The Chrome browser and Chromebooks are getting a smart new feature in the form of a Reading Mode, Google has revealed over at BETT.
The idea of the Reading Mode is it pops up a separate panel to the side of the web page in the browser window, enabling the viewing of that page in a cleaner format and offering greater clarity for simply reading the content.
In short, it strips away the clutter on the web page, so you can wave goodbye to distracting pictures, videos, icons, and buttons to concentrate purely on reading the actual text.
As 9 to 5 Google (opens in new tab), which spotted this, points out, Reading Mode is inbound at some point later this year for the Chrome browser, and will debut on Chromebooks with ChromeOS version 114.
Analysis: Closer to the Edge
This is a welcome option for both ChromeOS and more widely the Chrome browser, as making web content more accessible has got to be a good thing – even if the Reading Mode took a long time to arrive (which it most certainly did).
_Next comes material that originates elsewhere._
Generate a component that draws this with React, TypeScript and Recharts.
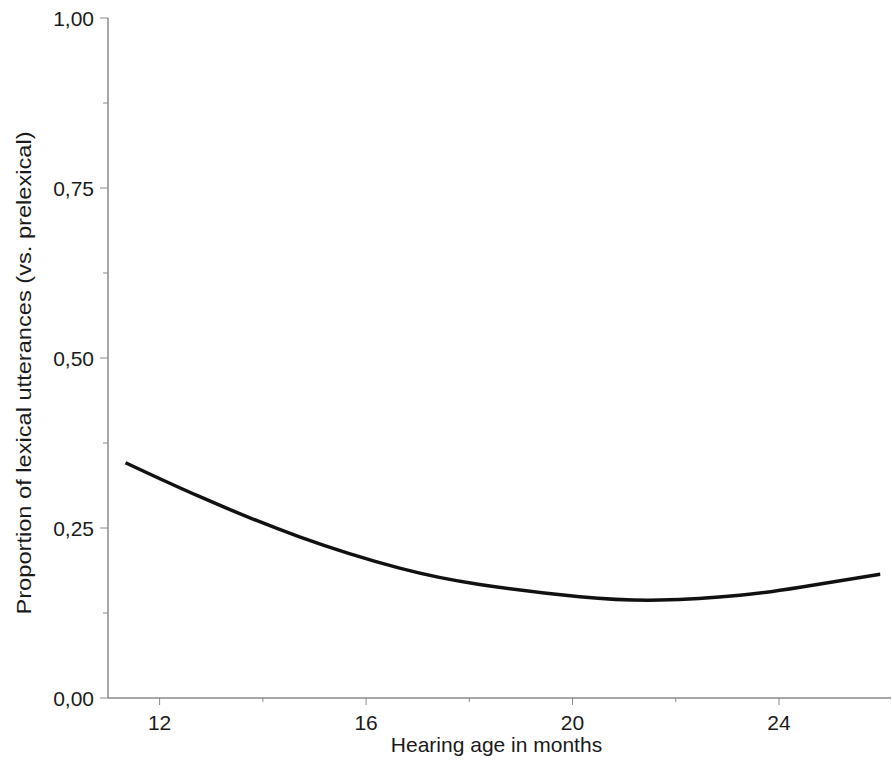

Cutting out clutter to help focus on the core written content of a web page will be helpful in a range of scenarios, and clearly one of those is in the classroom for those who live with learning differences such as dyslexia and ADHD (which as Google points out (opens in new tab), is one in five children in the US).
The Reading Mode will come with plenty of customization options so users can fine-tune it to their own needs, too. That’ll include the ability to change the font, and make the size larger if necessary, as well as adjusting elements such as character and line spacing, or the background color. For example, if you want a dark background rather than white, there’s a menu option to make that happen.
If this functionality sounds familiar, that’s because Google is playing catchup in this case, and you may have already played with this kind of streamlined browsing experience in Microsoft Edge (or other browsers).
The Edge browser has an Immersive Reader feature sporting a lot of similar capabilities to those announced by Google here (and more besides), and it was introduced some three years ago.
Immersive Reader can be kicked into gear by clicking the appropriate icon at the far right of the URL bar. (Although it may not be supported with every web page, you can still pull content out of a page by selecting the text and using the right-click context menu to invoke Immersive Reader).
The big difference between Google and Microsoft’s respective takes here is that Edge transforms the web page into its reading-friendly mode, whereas Chrome pops up the Reading Mode version in a panel next to the web page which is still displayed (side-by-side). Quite why Google has adopted this approach, we’re not sure, but as noted, you can expand the Reading Mode panel to be wider.